Isn't food delicious and wouldn't we want to eat it? Can't I trust my body and eat when I am hungry and eat a variety of foods that are filling and satisfying?  Why should I try to look like everyone else? Aren't I ok just being me? Isn't the body I was given good enough? Why do I need to change? Why should I compare myself to my friends and want to look like them? Why should I move my body in ways that are not fun?

I thought you told me I was pretty awesome? But you are not? Are you saying I really need to change too?

So I ask of you, family, as we are sitting around the dining room table.  Please no diet talk.  No talk of limiting foods or restricting calories. No talk of what you can't eat.  (Why can't you? Is something wrong? Are you sick?) No talk of needing exercise to work off what you ate.  No talk of "eating clean" or "eating healthy".  She is a smart kid and knows that is just more diet talk.  No talk of goals to change your body size.  No body checking, shaming or bashing. It comes in all forms, I heard one family friend call himself porky yesterday with his young daughter nearby.  The children can hear you. 

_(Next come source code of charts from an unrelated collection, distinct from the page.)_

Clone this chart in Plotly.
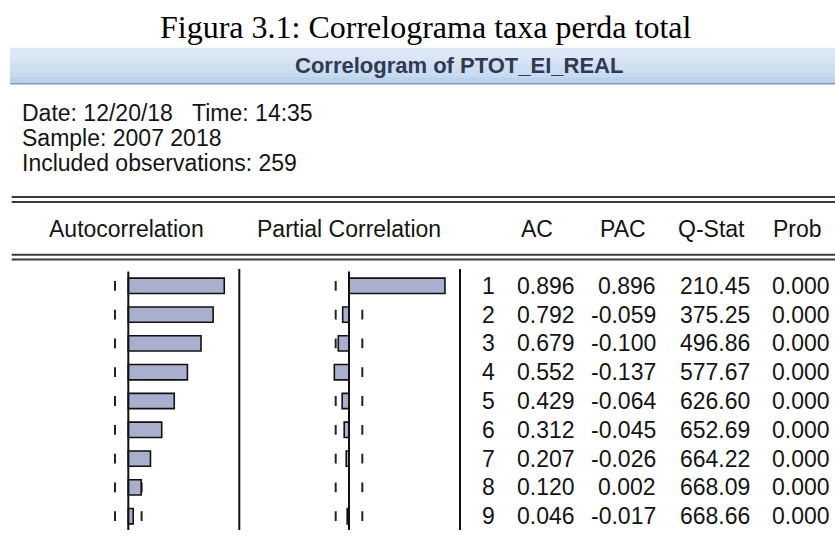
import plotly.graph_objects as go

# ---------------- data ----------------
lags = [1, 2, 3, 4, 5, 6, 7, 8, 9]
ac = [0.896, 0.792, 0.679, 0.552, 0.429, 0.312, 0.207, 0.120, 0.046]
pac = [0.896, -0.059, -0.100, -0.137, -0.064, -0.045, -0.026, 0.002, -0.017]
qstat = [210.45, 375.25, 496.86, 577.67, 626.60, 652.69, 664.22, 668.09, 668.66]
prob = [0.000, 0.000, 0.000, 0.000, 0.000, 0.000, 0.000, 0.000, 0.000]
n_obs = 259
col_headers = ["AC", "PAC", "Q-Stat", "Prob"]
panel_headers = ["Autocorrelation", "Partial Correlation"]
title_text = "Figura 3.1: Correlograma taxa perda total"
banner_text = "Correlogram of PTOT_EI_REAL"
info_lines = ["Date: 12/20/18\u00a0\u00a0\u00a0Time: 14:35", "Sample: 2007 2018",
              "Included observations: 259"]

# ---------------- layout helpers ----------------
W, H = 835, 542
def px(x):
    return x / W
def py(y):
    return 1 - y / H

SANS = "Liberation Sans, Arial, sans-serif"
SERIF = "Liberation Serif, Times New Roman, serif"
BAR_FILL = "#a9afcc"
TXT = "#141414"
bound = 2 / n_obs ** 0.5

fig = go.Figure()
fig.add_trace(go.Bar(x=ac, y=lags, orientation="h", width=0.53,
                     marker=dict(color=BAR_FILL, line=dict(color="#111111", width=1.6)),
                     xaxis="x", yaxis="y", hoverinfo="skip"))
fig.add_trace(go.Bar(x=pac, y=lags, orientation="h", width=0.53,
                     marker=dict(color=BAR_FILL, line=dict(color="#111111", width=1.6)),
                     xaxis="x2", yaxis="y2", hoverinfo="skip"))

shapes = []
# confidence-bound ticks (below bars)
for xr in ["x", "x2"]:
    yr = "y" if xr == "x" else "y2"
    for L in lags:
        for b in (-bound, bound):
            shapes.append(dict(type="line", xref=xr, yref=yr,
                               x0=b, x1=b, y0=L - 0.17, y1=L + 0.17,
                               line=dict(color="#222222", width=2), layer="below"))
    # zero line
    shapes.append(dict(type="line", xref=xr, yref=yr,
                       x0=0, x1=0, y0=0.42, y1=9.48,
                       line=dict(color="#111111", width=2), layer="above"))

# separators
for sx in (239.3, 460.0):
    shapes.append(dict(type="line", xref="paper", yref="paper",
                       x0=px(sx), x1=px(sx), y0=py(269), y1=py(530),
                       line=dict(color="#111111", width=2)))
# double rules
for ry in (197.0, 202.0, 254.8, 259.5):
    shapes.append(dict(type="line", xref="paper", yref="paper",
                       x0=px(11.7), x1=1, y0=py(ry), y1=py(ry),
                       line=dict(color="#3a3a3a", width=2)))

# banner gradient
top_c = (0xdf, 0xea, 0xf7)
bot_c = (0xb9, 0xcf, 0xea)
b_top, b_bot = 47.7, 83.0
nstrip = 36
for i in range(nstrip):
    t = i / (nstrip - 1)
    c = tuple(round(top_c[k] + (bot_c[k] - top_c[k]) * t) for k in range(3))
    y0 = b_top + (b_bot - b_top) * i / nstrip
    y1 = b_top + (b_bot - b_top) * (i + 1) / nstrip + 0.3
    shapes.append(dict(type="rect", xref="paper", yref="paper",
                       x0=px(10), x1=1, y0=py(y1), y1=py(y0),
                       fillcolor="rgb(%d,%d,%d)" % c, line=dict(width=0), layer="below"))
shapes.append(dict(type="line", xref="paper", yref="paper",
                   x0=px(10), x1=1, y0=py(83.8), y1=py(83.8),
                   line=dict(color="#8a99ae", width=1.6)))

ann = []
ann.append(dict(text=title_text, x=px(425.5), y=py(27), xref="paper", yref="paper",
                xanchor="center", yanchor="middle", showarrow=False,
                font=dict(family=SERIF, size=32, color="#000000")))
ann.append(dict(text="<b>" + banner_text + "</b>", x=px(459), y=py(65), xref="paper", yref="paper",
                xanchor="center", yanchor="middle", showarrow=False,
                font=dict(family=SANS, size=22, color="#2e3b52")))
for i, line in enumerate(info_lines):
    ann.append(dict(text=line, x=px(20), y=py(113 + 25.2 * i), xref="paper", yref="paper",
                    xanchor="left", yanchor="middle", showarrow=False,
                    font=dict(family=SANS, size=23, color=TXT)))
for txt, cx in zip(panel_headers, (126.7, 349.0)):
    ann.append(dict(text=txt, x=px(cx), y=py(229), xref="paper", yref="paper",
                    xanchor="center", yanchor="middle", showarrow=False,
                    font=dict(family=SANS, size=23, color=TXT)))
for txt, cx in zip(col_headers, (536.7, 623.0, 711.7, 797.7)):
    ann.append(dict(text=txt, x=px(cx), y=py(229), xref="paper", yref="paper",
                    xanchor="center", yanchor="middle", showarrow=False,
                    font=dict(family=SANS, size=23, color=TXT)))

cols = [
    ([str(L) for L in lags], 497.0),
    (["%.3f" % v for v in ac], 576.7),
    (["%.3f" % v for v in pac], 658.3),
    (["%.2f" % v for v in qstat], 752.3),
    (["%.3f" % v for v in prob], 831.7),
]
for texts, rx in cols:
    for L, t in zip(lags, texts):
        ann.append(dict(text=t, x=px(rx), y=L, xref="paper", yref="y",
                        xanchor="right", yanchor="middle", showarrow=False,
                        font=dict(family=SANS, size=23, color=TXT)))

ydom = [py(530.6), py(271.4)]
axis_hidden = dict(visible=False, showgrid=False, zeroline=False, fixedrange=True)
fig.update_layout(
    width=W, height=H,
    margin=dict(l=0, r=0, t=0, b=0),
    paper_bgcolor="white", plot_bgcolor="rgba(0,0,0,0)",
    showlegend=False,
    xaxis=dict(domain=[px(128.3 - 107.1), px(128.3 + 107.1)], range=[-1, 1], anchor="y", **axis_hidden),
    xaxis2=dict(domain=[px(349.0 - 107.1), px(349.0 + 107.1)], range=[-1, 1], anchor="y2", **axis_hidden),
    yaxis=dict(domain=ydom, range=[9.5, 0.5], anchor="x", **axis_hidden),
    yaxis2=dict(domain=ydom, range=[9.5, 0.5], anchor="x2", **axis_hidden),
    shapes=shapes,
    annotations=ann,
)

fig.write_html("out.html",
               config={"displayModeBar": False},
               post_script="document.body.style.margin='0';document.body.style.overflow='hidden';")
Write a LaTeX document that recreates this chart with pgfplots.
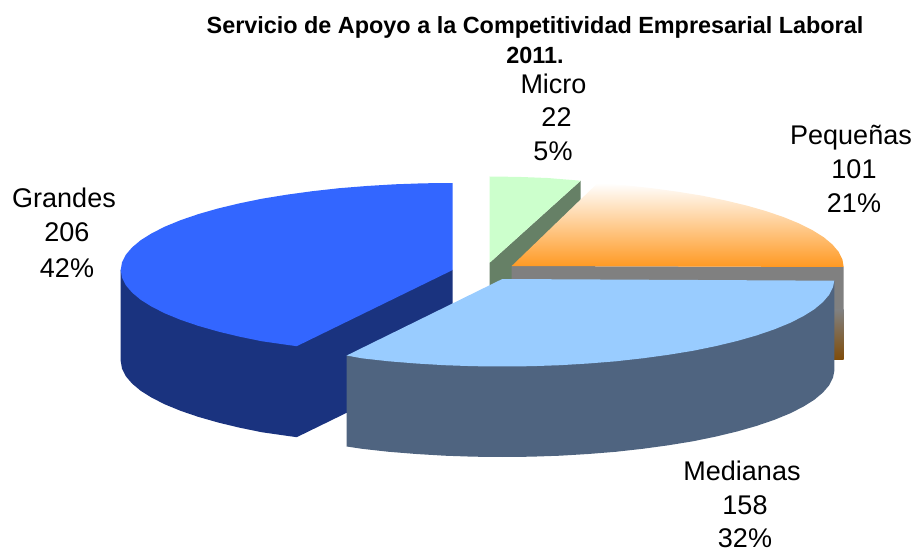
\documentclass[border=0pt]{standalone}
\usepackage{fontspec}
\setmainfont{Liberation Sans}
\usepackage{pgfplots}
\pgfplotsset{compat=1.18}
\definecolor{gtop}{HTML}{3366FF}
\definecolor{gside}{HTML}{1A337F}
\definecolor{mtop}{HTML}{99CCFF}
\definecolor{mside}{HTML}{4F6480}
\definecolor{ptop}{HTML}{FF9922}
\definecolor{pgrey}{HTML}{808080}
\definecolor{pbrown}{HTML}{804C08}
\definecolor{utop}{HTML}{CCFFCC}
\definecolor{uside}{HTML}{668066}
\newcommand{\lab}{\fontsize{27}{27}\selectfont}
\newcommand{\ttl}{\fontsize{23.4}{23.4}\selectfont\bfseries}
\begin{document}
\begin{tikzpicture}
\begin{axis}[
  at={(0pt,0pt)}, anchor=south west,
  scale only axis, width=914pt, height=548pt,
  xmin=0, xmax=914, ymin=0, ymax=548, y dir=reverse,
  hide axis, clip=false,
  every node/.style={inner sep=0pt, outer sep=0pt}]

% Micro 22 (5%)
\addplot[fill=uside, draw=none] coordinates {(489.7,262.7)(580.7,180.7)(580.7,271.7)(489.7,353.7)};
\addplot[fill=utop, draw=none] coordinates {(489.7,262.7)(489.7,176.5)(518.6,176.9)(547.5,178)(580.7,180.7)};

% Pequenas 101 (21%)
\addplot[fill=pgrey, draw=none] coordinates {(511.7,266)(843.7,267)(843.7,310)(511.7,310)};
\addplot[top color=pgrey, bottom color=pbrown, draw=none] coordinates {(511.7,310)(843.7,310)(843.7,360)(511.7,360)};
\addplot[top color=white, bottom color=ptop, draw=none] coordinates {(511.7,266)(843.7,267)(842.4,259.4)(838.7,251.9)(832.4,244.5)(823.7,237.2)(812.5,230.2)(799.2,223.5)(783.6,217.1)(766,211.1)(746.4,205.5)(725.2,200.4)(702.3,195.7)(677.7,191.7)(652.1,188.2)(625.2,185.2)(597.7,183)};

% Grandes 206 (42%)
\addplot[fill=gside, draw=none] coordinates {(120.7,270)(120.7,361)(122,368.6)(125.7,376.1)(132,383.5)(140.7,390.8)(151.9,397.8)(165.2,404.5)(180.8,410.9)(198.4,416.9)(218,422.5)(239.2,427.6)(262.1,432.3)(296.7,437.2)(452.7,361)(452.7,270)};
\addplot[fill=gtop, draw=none] coordinates {(452.7,270)(452.7,183)(423.8,183.3)(394.9,184.3)(366.7,186)(339.2,188.2)(312.3,191.2)(286.7,194.7)(262.1,198.7)(239.2,203.4)(218,208.5)(198.4,214.1)(180.8,220.1)(165.2,226.5)(151.9,233.2)(140.7,240.2)(132,247.5)(125.7,254.9)(122,262.4)(120.7,270)(122,277.6)(125.7,285.1)(132,292.5)(140.7,299.8)(151.9,306.8)(165.2,313.5)(180.8,319.9)(198.4,325.9)(218,331.5)(239.2,336.6)(262.1,341.3)(296.7,346.2)};

% Medianas 158 (32%)
\addplot[fill=mside, draw=none] coordinates {(834.3,280.7)(834.3,371.2)(833,377.6)(829.3,385.1)(823,392.5)(814.3,399.8)(803.1,406.8)(789.8,413.5)(774.2,419.9)(756.6,425.9)(737,431.5)(715.8,436.6)(692.9,441.3)(668.3,445.3)(642.7,448.8)(615.8,451.8)(588.3,454)(560.1,455.7)(531.2,456.7)(502.3,457)(473.4,456.7)(444.5,455.7)(416.3,454)(388.8,451.8)(361.9,448.8)(346.7,446.5)(346.7,355.5)};
\addplot[fill=mtop, draw=none] coordinates {(502.3,279)(834.3,280.7)(833,287.1)(829.3,294.6)(823,302)(814.3,309.3)(803.1,316.3)(789.8,323)(774.2,329.4)(756.6,335.4)(737,341)(715.8,346.1)(692.9,350.8)(668.3,354.8)(642.7,358.3)(615.8,361.3)(588.3,363.5)(560.1,365.2)(531.2,366.2)(502.3,366.5)(473.4,366.2)(444.5,365.2)(416.3,363.5)(388.8,361.3)(361.9,358.3)(346.7,355.5)};

% Title
\node[anchor=base] at (axis cs:535,34) {\ttl Servicio de Apoyo a la Competitividad Empresarial Laboral};
\node[anchor=base] at (axis cs:535,63.5) {\ttl 2011.};
% Labels
\node[anchor=base] at (axis cs:553.5,93.5) {\lab Micro};
\node[anchor=base] at (axis cs:556.5,126.5) {\lab 22};
\node[anchor=base] at (axis cs:553,160.5) {\lab 5\%};
\node[anchor=base] at (axis cs:851,144.5) {\lab Pequeñas};
\node[anchor=base] at (axis cs:854,178.5) {\lab 101};
\node[anchor=base] at (axis cs:854,212.5) {\lab 21\%};
\node[anchor=base] at (axis cs:64,207.5) {\lab Grandes};
\node[anchor=base] at (axis cs:67,241.5) {\lab 206};
\node[anchor=base] at (axis cs:67,277.5) {\lab 42\%};
\node[anchor=base] at (axis cs:742,480) {\lab Medianas};
\node[anchor=base] at (axis cs:745,514) {\lab 158};
\node[anchor=base] at (axis cs:745,547.5) {\lab 32\%};
\end{axis}
\pgfresetboundingbox
\path[use as bounding box] (0pt,0pt) rectangle (914pt,548pt);
\end{tikzpicture}
\end{document}
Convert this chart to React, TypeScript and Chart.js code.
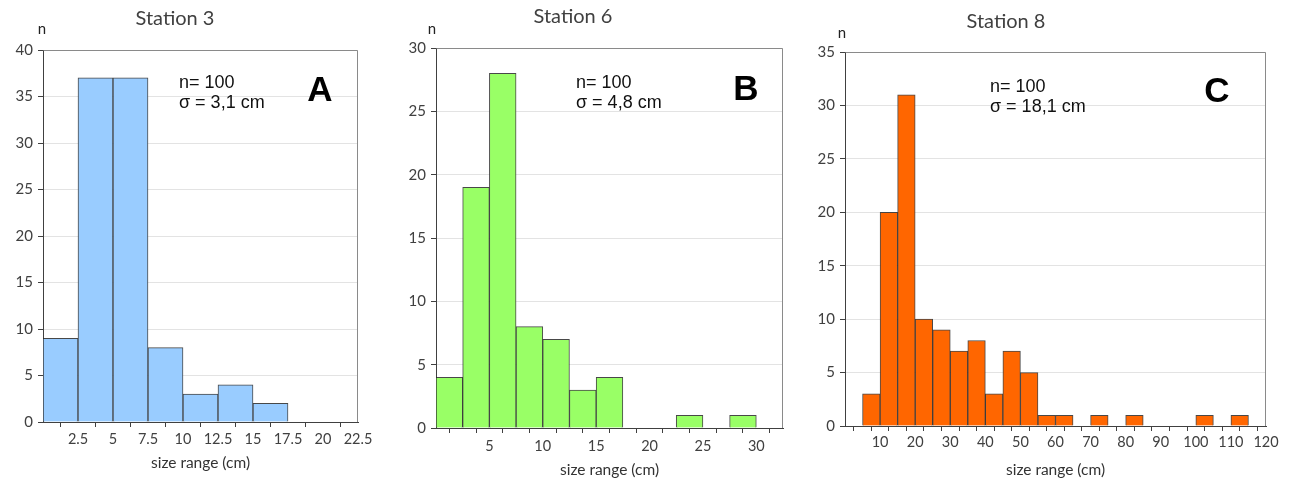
import React, { useEffect, useRef } from "react";
import { Chart, registerables } from "chart.js";
Chart.register(...registerables);

// ---- data ----
const stationABinStarts = [0, 2.5, 5, 7.5, 10, 12.5, 15];
const stationACounts = [9, 37, 37, 8, 3, 4, 2];
const stationBBinStarts = [0, 2.5, 5, 7.5, 10, 12.5, 15, 22.5, 27.5];
const stationBCounts = [4, 19, 28, 8, 7, 3, 4, 1, 1];
const stationCBinStarts = [5, 10, 15, 20, 25, 30, 35, 40, 45, 50, 55, 60, 70, 80, 100, 110];
const stationCCounts = [3, 20, 31, 10, 9, 7, 8, 3, 7, 5, 1, 1, 1, 1, 1, 1];
const binWidths = [2.5, 2.5, 5];
const panelTitles = ["Station 3", "Station 6", "Station 8"];
const panelLetters = ["A", "B", "C"];
const sampleSizes = [100, 100, 100];
const sigmaLabels = ["3,1", "4,8", "18,1"];
const xMaxes = [22.5, 32.5, 120];
const xTickSteps = [2.5, 2.5, 5];
const xLabelEvery = [2.5, 5, 10];
const yMaxes = [40, 30, 35];
const yTickStep = 5;
const xAxisTitle = "size range (cm)";
const yAxisTitle = "n";

const BAR_BORDER = "rgba(40,40,40,0.85)";
const AXIS = "#404040";
const TICK_TEXT = "#404040";

type PanelLayout = {
  left: number;
  width: number;
  pad: { left: number; right: number; top: number; bottom: number };
  yw: number;
  xh: number;
  xTickPad: number;
  color: string;
  titleX: number;
  titleY: number;
  nX: number;
  nY: number;
  annX: number;
  annY: number;
  letterX: number;
  letterY: number;
  xTitleY: number;
};

const layouts: PanelLayout[] = [
  {
    left: 0, width: 385,
    pad: { left: 8, right: 27, top: 50, bottom: 18 }, yw: 35, xh: 40, xTickPad: 4,
    color: "#99CCFF",
    titleX: 175, titleY: 19, nX: 42, nY: 29, annX: 179, annY: 83,
    letterX: 320, letterY: 101, xTitleY: 463,
  },
  {
    left: 385, width: 405,
    pad: { left: 16, right: 7, top: 48, bottom: 12 }, yw: 35, xh: 40, xTickPad: 5,
    color: "#99FF66",
    titleX: 573, titleY: 17, nX: 432, nY: 29, annX: 576, annY: 83,
    letterX: 746, letterY: 100, xTitleY: 470,
  },
  {
    left: 790, width: 509,
    pad: { left: 20, right: 33, top: 52, bottom: 14 }, yw: 35, xh: 40, xTickPad: 3,
    color: "#FF6600",
    titleX: 1006, titleY: 22, nX: 842, nY: 33, annX: 990, annY: 87,
    letterX: 1217, letterY: 102, xTitleY: 470,
  },
];

const binStartsAll = [stationABinStarts, stationBBinStarts, stationCBinStarts];
const countsAll = [stationACounts, stationBCounts, stationCCounts];

const overlayPlugin = {
  id: "overlayText",
  afterDraw(chart: any) {
    const o = chart.options.plugins.overlayText;
    if (!o) return;
    const { ctx, chartArea: a } = chart;
    const L: PanelLayout = o.layout;
    const off = L.left;
    ctx.save();
    // top & right frame
    ctx.strokeStyle = "#8a8a8a";
    ctx.lineWidth = 1;
    ctx.beginPath();
    ctx.moveTo(Math.round(a.left) + 0.5, Math.round(a.top) + 0.5);
    ctx.lineTo(Math.round(a.right) - 0.5, Math.round(a.top) + 0.5);
    ctx.lineTo(Math.round(a.right) - 0.5, Math.round(a.bottom));
    ctx.stroke();

    // title
    ctx.fillStyle = "#404040";
    ctx.font = '20px Lato, "Open Sans", sans-serif';
    ctx.textAlign = "center";
    ctx.textBaseline = "middle";
    ctx.fillText(o.title, L.titleX - off, L.titleY);

    // y-axis title
    ctx.fillStyle = "#222";
    ctx.font = '15px Lato, "Open Sans", sans-serif';
    ctx.textAlign = "center";
    ctx.fillText(yAxisTitle, L.nX - off, L.nY);

    // annotation
    ctx.fillStyle = "#111";
    ctx.font = '18px "Liberation Sans", Arial, sans-serif';
    ctx.textAlign = "left";
    ctx.fillText("n= " + o.n, L.annX - off, L.annY);
    ctx.fillText("\u03C3 = " + o.sigma + " cm", L.annX - off, L.annY + 20);

    // letter
    ctx.fillStyle = "#000";
    ctx.font = 'bold 35px "Liberation Sans", Arial, sans-serif';
    ctx.textAlign = "center";
    ctx.textBaseline = "alphabetic";
    ctx.fillText(o.letter, L.letterX - off, L.letterY);

    // x-axis title
    ctx.fillStyle = "#333";
    ctx.font = '15.5px Lato, "Open Sans", sans-serif';
    ctx.textBaseline = "middle";
    ctx.fillText(xAxisTitle, (a.left + a.right) / 2, L.xTitleY);
    ctx.restore();
  },
};

function Panel({ idx }: { idx: number }) {
  const ref = useRef<HTMLCanvasElement | null>(null);
  const L = layouts[idx];
  useEffect(() => {
    if (!ref.current) return;
    const w = binWidths[idx];
    const data = binStartsAll[idx].map((s, i) => ({ x: s + w / 2, y: countsAll[idx][i] }));
    const labelEvery = xLabelEvery[idx];
    const chart = new Chart(ref.current, {
      type: "bar",
      data: {
        datasets: [
          {
            data: data as any,
            backgroundColor: L.color,
            borderColor: BAR_BORDER,
            borderWidth: 1,
            borderSkipped: "bottom" as any,
            barPercentage: 1,
            categoryPercentage: 1,
          },
        ],
      },
      options: {
        responsive: false,
        animation: false,
        layout: { padding: L.pad },
        plugins: {
          legend: { display: false },
          tooltip: { enabled: false },
          title: { display: false },
          overlayText: {
            layout: L,
            title: panelTitles[idx],
            letter: panelLetters[idx],
            n: sampleSizes[idx],
            sigma: sigmaLabels[idx],
          },
        } as any,
        scales: {
          x: {
            type: "linear",
            min: 0,
            max: xMaxes[idx],
            offset: false,
            afterFit: (s: any) => {
              s.height = L.xh;
            },
            afterBuildTicks: (s: any) => {
              const t = [];
              const step = xTickSteps[idx];
              for (let v = 0; v <= xMaxes[idx] + 1e-9; v += step) t.push({ value: v });
              s.ticks = t;
            },
            grid: {
              drawOnChartArea: false,
              drawTicks: true,
              tickLength: 5,
              tickColor: AXIS,
            },
            border: { display: true, color: AXIS, width: 1 },
            ticks: {
              autoSkip: false,
              maxRotation: 0,
              padding: L.xTickPad,
              color: TICK_TEXT,
              font: { family: 'Lato, "Open Sans", sans-serif', size: 14.5 },
              callback: (v: any) => {
                const n = Number(v);
                if (n === 0) return "";
                const r = n / labelEvery;
                if (Math.abs(r - Math.round(r)) > 1e-6) return "";
                return String(n);
              },
            },
          },
          y: {
            type: "linear",
            min: 0,
            max: yMaxes[idx],
            afterFit: (s: any) => {
              s.width = L.yw;
            },
            grid: {
              color: "#e3e3e3",
              tickLength: 5,
              tickColor: AXIS,
            },
            border: { display: true, color: AXIS, width: 1 },
            ticks: {
              stepSize: yTickStep,
              padding: 5,
              color: TICK_TEXT,
              font: { family: 'Lato, "Open Sans", sans-serif', size: 15 },
            },
          },
        },
      },
      plugins: [overlayPlugin],
    });
    return () => chart.destroy();
  }, [idx]);
  return (
    <canvas
      ref={ref}
      width={L.width}
      height={480}
      style={{ position: "absolute", left: L.left, top: 0, width: L.width, height: 480 }}
    />
  );
}

export default function App() {
  return (
    <div
      style={{
        position: "absolute",
        left: 0,
        top: 0,
        width: 1299,
        height: 480,
        background: "#fff",
        overflow: "hidden",
      }}
    >
      <Panel idx={0} />
      <Panel idx={1} />
      <Panel idx={2} />
    </div>
  );
}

We can stop perpetuating the cycle of body hatred and anxiety around food.  It starts by supporting our children in the bodies that they have and helping them to thrive and grow, not shrink and think they need to change their bodies to be ok.   This is your time to be that role model that you always wanted to be and to really make a difference in a young person's life. Losing weight is not what we were put on this planet for.  It is not our life's work.

Let's try and save a new generation from wasting as much time thinking about food and weight as we have wasted. 

There is much more important work to be done. 

Thank you for your time and I'll see you at the table.